"Some of these e-mails, at least out of context, would lead one to believe that some of those kinds of things went on [at Piper]," Bortner says. U.S. Bancorp has a major commercial banking presence in Washington.
Since May, Bortner has been heading up the investigation of Piper as part of a national probe of brokerage firms involving regulators from a dozen states.
The Piper investigation, which Bortner believes is one of the largest her department has undertaken, centers on 21 compact disks' worth of Piper records involving tens of thousands of e-mails going back roughly three years. "We're going back to the heyday," she says. Between 1999 and 2001, Piper helped underwrite initial public offerings for more than 130 businesses, including many tech companies. Though the investigation has "gotten quite far," an end date has not yet been set, and regulators continue to take depositions from Piper employees. Bortner states that given the evidence collected, talk of a monetary settlement and a commitment by the firm to change its policies is "not premature," but says such talks have not yet taken place.

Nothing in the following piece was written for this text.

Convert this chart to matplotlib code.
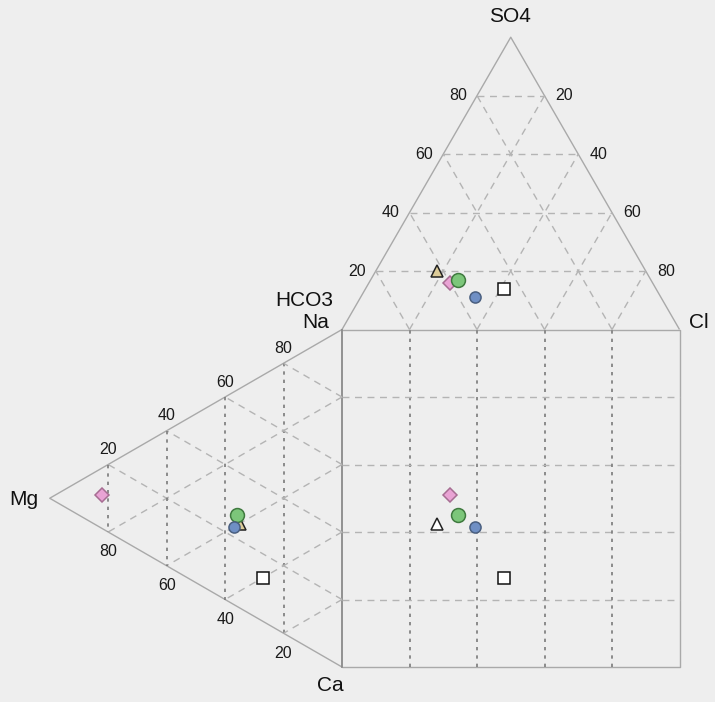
import matplotlib.pyplot as plt
import numpy as np

plt.rcParams["font.family"] = ["Liberation Sans", "DejaVu Sans"]

# sample names only used for the legend order of the markers
SAMPLES = ["S1", "S2", "S3", "S4", "S5"]

# anion composition, % meq
HCO3 = [62, 60, 57, 55, 45]
CL = [18, 24, 26, 34, 41]
SO4 = [20, 16, 17, 11, 14]

# cation composition, % meq
NA = [25, 10, 27, 23, 13]
CA = [40, 8, 37, 40, 60]
MG = [35, 82, 36, 37, 27]

MARKERS = ["^", "D", "o", "o", "s"]
FACES = ["#dccb98", "#e9a3d4", "#7cc67a", "#6f8fc4", "white"]
EDGES = ["#222222", "#a66d92", "#3f7a3f", "#4a5f80", "#111111"]
SIZES = [8, 7, 10, 8, 9]
SQUARE_FACES = ["white", "#e9a3d4", "#7cc67a", "#6f8fc4", "white"]

GRID = [0.2, 0.4, 0.6, 0.8]
H = np.sqrt(3) / 2


def anion_xy(c, s):
    return c + s / 2, 1 + H * s


def cation_xy(ca, m):
    return -H * m, 1 - (ca + m / 2)


fig = plt.figure(figsize=(7.15, 7.02), dpi=100, facecolor="#eeeeee")
ax = fig.add_axes([0, 0, 1, 1])
ax.set_facecolor("#eeeeee")
ax.set_xlim(-342 / 337.5, 373 / 337.5)
ax.set_ylim(-35 / 337.5, 667 / 337.5)
ax.axis("off")

outline = dict(color="#a9a9a9", lw=1.0, solid_capstyle="butt")
light = dict(color="#b4b4b4", lw=1.0, ls=(0, (5, 4)))
dark = dict(color="#7a7a7a", lw=1.2, ls=(0, (2, 3)))

# outlines
ax.plot([0, 0.5, 1], [1, 1 + H, 1], **outline)
ax.plot([0, 1, 1, 0], [1, 1, 0, 0], **outline)
ax.plot([0, -H, 0], [1, 0.5, 0], **outline)
ax.plot([0, 0], [0, 1], color="#8a8a8a", lw=1.3)

# anion triangle grid
for k in GRID:
    ax.plot([k / 2, 1 - k / 2], [1 + H * k, 1 + H * k], **light)
    ax.plot([k, k + (1 - k) / 2], [1, 1 + H * (1 - k)], **light)
    ax.plot([1 - k, (1 - k) / 2], [1, 1 + H * (1 - k)], **light)

# cation triangle grid
for k in GRID:
    ax.plot([-H * k, -H * k], [1 - k / 2, k / 2], **dark)
    ax.plot([0, -H * (1 - k)], [1 - k, (1 - k) / 2], **light)
    ax.plot([0, -H * (1 - k)], [k, (1 + k) / 2], **light)

# square grid
for k in GRID:
    ax.plot([k, k], [0, 1], **dark)
    ax.plot([0, 1], [k, k], **light)

# tick labels
tick = dict(fontsize=11.5, color="#1a1a1a", textcoords="offset pixels", va="center")
for k in GRID:
    v = int(round(k * 100))
    ax.annotate(str(v), (k / 2, 1 + H * k), xytext=(-10, 0), ha="right", **tick)
    ax.annotate(str(100 - v), (1 - k / 2, 1 + H * k), xytext=(11, 0), ha="left", **tick)
    ax.annotate(str(100 - v), (-H * k, 1 - k / 2), xytext=(0, 15), ha="center", **tick)
    ax.annotate(str(v), (-H * k, k / 2), xytext=(0, -20), ha="center", **tick)

# apex names
name = dict(fontsize=15, color="#111111", ha="center", va="center")
ax.text(0.498, 1.926, "SO4", **name)
ax.text(-0.113, 1.087, "HCO3", **name)
ax.text(-0.077, 1.022, "Na", **name)
ax.text(1.058, 1.022, "Cl", **name)
ax.text(-0.942, 0.495, "Mg", **name)
ax.text(-0.036, -0.056, "Ca", **name)

# samples
for i in range(len(SAMPLES)):
    c, s = CL[i] / 100, SO4[i] / 100
    ca, m = CA[i] / 100, MG[i] / 100
    ax_, ay_ = anion_xy(c, s)
    cx_, cy_ = cation_xy(ca, m)
    style = dict(marker=MARKERS[i], ms=SIZES[i], mec=EDGES[i], mew=1.1, ls="none", zorder=5)
    ax.plot(ax_, ay_, mfc=FACES[i], **style)
    ax.plot(cx_, cy_, mfc=FACES[i], **style)
    ax.plot(ax_, cy_, mfc=SQUARE_FACES[i], **style)

fig.savefig("out.png", dpi=100, facecolor=fig.get_facecolor())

The national effort, organized by the North American Securities Administrators Association, began after New York Attorney General Eliot Spitzer uncovered e-mails in which a star Merrill Lynch analyst privately derided some Internet companies while publicly giving them top ratings, generating large fees for Merrill's bankers. Many of the companies later went under. The devastating revelations drove Merrill to settle with Spitzer for $100 million.
"We didn't get the speediest response from [Piper]," Bortner says, adding that the company continues to resist some requests from regulators. Piper did not return calls.